How do you look at a painting?

John Singer Sargent

John Singer Sargent

 Recently I have come across some articles about "slow" observation of paintings -- art historians giving their students the assignment of looking at a single work of art for three hours at one go.  It made me think about how I look at paintings.  I will admit openly that I am a bit of a speed viewer.  My habit is to skip the bottle neck at the entrance where everyone reads the introduction to the exhibition.  I go through the exhibition quickly and note what catches my eye; then I look for what might give me an ah-ha moment. After that, I leave in search of coffee. Later I double back and linger on the pieces of most interest to me. The Uffizi Museum seems to get this approach, as they have a great espresso bar at the end of the galleries.

This doesn't mean that I have never spent a long time looking at a painting.  Since I made exact copies of paintings by Ingres for some early paintings of mine, I spent months looking at these paintings for six to eight hours a day.  When a friend showed up at a party wearing a scarf she bought at the Metropolitan I recognized it immediately as a copy from a "Portrait of Madame LeBlanc", by Ingres, because I had copied it many times. 

Ingres

Ingres

Leslie Parke

Leslie Parke

The length of time that one spends with a work of art isn't the only variable. A painting carries a history, a back ground, a circumstance under which it was made, but so do you. I grew up just outside of New York City and started frequenting the museums early and often.  But my first encounter with painting, all be it in reproductions, was from a book  called 50 Centuries of Art from the Metropolitan. The painting that drew me in most was a watercolor by John Singer Sargent of a roadside Tyrolean Crucifix [see above] . What I thought I was looking at, was a man hung on a tree with a roof over his head.  It looked ghoulish.  But the image was compelling and held me.  I returned to it over and over again, even though I had no idea either of what it was or what it meant.
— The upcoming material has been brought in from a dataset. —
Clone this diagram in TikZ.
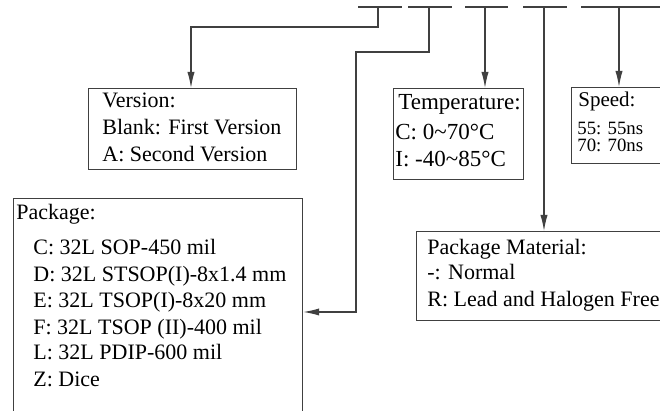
\documentclass[tikz,border=0pt]{standalone}
\usepackage{fontspec}
\setmainfont{Liberation Serif}
\usetikzlibrary{arrows.meta}
\begin{document}
\begin{tikzpicture}[x=0.5pt,y=-0.5pt,
 ln/.style={draw=black!75, line width=0.6pt},
 arr/.style={ln, -{Latex[length=8pt,width=3.6pt]}},
 box/.style={draw=black!75, line width=0.6pt, rectangle, inner sep=0pt, anchor=north west},
 txt/.style={anchor=base west, inner sep=0pt, font=\fontsize{11}{13}\selectfont},
 ttxt/.style={txt, font=\fontsize{11.5}{13}\selectfont},
 stxt/.style={txt, font=\fontsize{9.4}{8.5}\selectfont, align=left},
]
\clip (0,0) rectangle (660,411);
% top dashes
\draw[ln] (358,7) -- (402,7);
\draw[ln] (408,7) -- (452,7);
\draw[ln] (465,7) -- (508,7);
\draw[ln] (523,7) -- (567,7);
\draw[ln] (581,7) -- (660,7);
\coordinate (t1) at (378,7);
\coordinate (t2) at (429,7);
\coordinate (t3) at (485,7);
\coordinate (t4) at (544,7);
\coordinate (t5) at (619,7);
% boxes
\node[box, minimum width=104pt, minimum height=40.5pt] (ver) at (88,88) {};
\node[box, minimum width=65pt, minimum height=45.5pt] (tmp) at (393,88) {};
\node[box, minimum width=64.5pt, minimum height=38pt] (spd) at (571,87) {};
\node[box, minimum width=144.5pt, minimum height=126pt] (pkg) at (13,198) {};
\node[box, minimum width=142pt, minimum height=44.5pt] (pm) at (416,231) {};
% texts
\node[txt] (v0) at (102,108) {Version:};
\node[txt] (v1) at (102,135) {Blank: First Version};
\node[txt] (v2) at (102,162) {A: Second Version};
\node[ttxt] (tm0) at (398,110) {Temperature:};
\node[ttxt] (tm1) at (395,140) {C: 0\char"007E 70°C};
\node[ttxt] (tm2) at (395,167) {I: -40\char"007E 85°C};
\node[txt, font=\fontsize{10.5}{12}\selectfont] (s0) at (578,107) {Speed:};
\node[stxt] (s1) at (577,152) {55: 55ns\\70: 70ns};
\node[txt] (p0) at (16,220) {Package:};
\node[txt] (p1) at (33,255) {C: 32L SOP-450 mil};
\node[txt] (p2) at (33,282) {D: 32L STSOP(I)-8x1.4 mm};
\node[txt] (p3) at (33,308) {E: 32L TSOP(I)-8x20 mm};
\node[txt] (p4) at (33,335) {F: 32L TSOP (II)-400 mil};
\node[txt] (p5) at (33,360) {L: 32L PDIP-600 mil};
\node[txt] (p6) at (33,387) {Z: Dice};
\node[txt] (m0) at (427,255) {Package Material:};
\node[txt] (m1) at (427,280) {-: Normal};
\node[txt] (m2) at (427,307) {R: Lead and Halogen Free};
% connectors
\coordinate (va) at (191,27);
\draw[arr] (t1) |- (va) -- (va |- ver.north);
\coordinate (pa) at (356,52);
\coordinate (pb) at (356,312);
\draw[arr] (t2) |- (pa) -- (pb) -- (pb -| pkg.east);
\draw[arr] (t3) -- (t3 |- tmp.north);
\draw[arr] (t4) -- (t4 |- pm.north);
\draw[arr] (t5) -- (t5 |- spd.north);
\end{tikzpicture}
\end{document}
I went to New York museums the way a groupie would follow the Rolling Stones. I was at the door to the museum before it opened and would leave when the guards pushed me out.  I looked enough that I could discern the craquelure  of a Memling or or the halo of a Petrus Christus.

Petrus_Christus_halo.jpg

I resisted reading what was on the walls, as I trusted that the objects themselves would reveal everything to me. As the years went by I shuffled these paintings in my mind like a deck of cards.  One year I worshiped the New York School and hated the Impressionists. When Frank Stella first exhibited his three dimensional paintings, it nearly gave me a heart attack. The way his work broke from the flat plane caused me complete anxiety. Now, of course, this all appears quite normal.

Villers

Villers

With others, like Jean Jacques Louis David, I knew his touch so well, I identified a mis-labeled "David" at the Met years before it was correctly attributed to a woman artist named Villers. What I know from this is that looking at art is an active thing. You bring to the process who YOU are in the moment of looking and that changes over time, and what you see changes, and how you feel about what you see changes, and what you know about what you see changes. Looking is an active process -- and over time you can go in and out of being engaged with a work of art or an artist. Yet I still feel that in the end, the work itself will yield up to you its meaning and significance.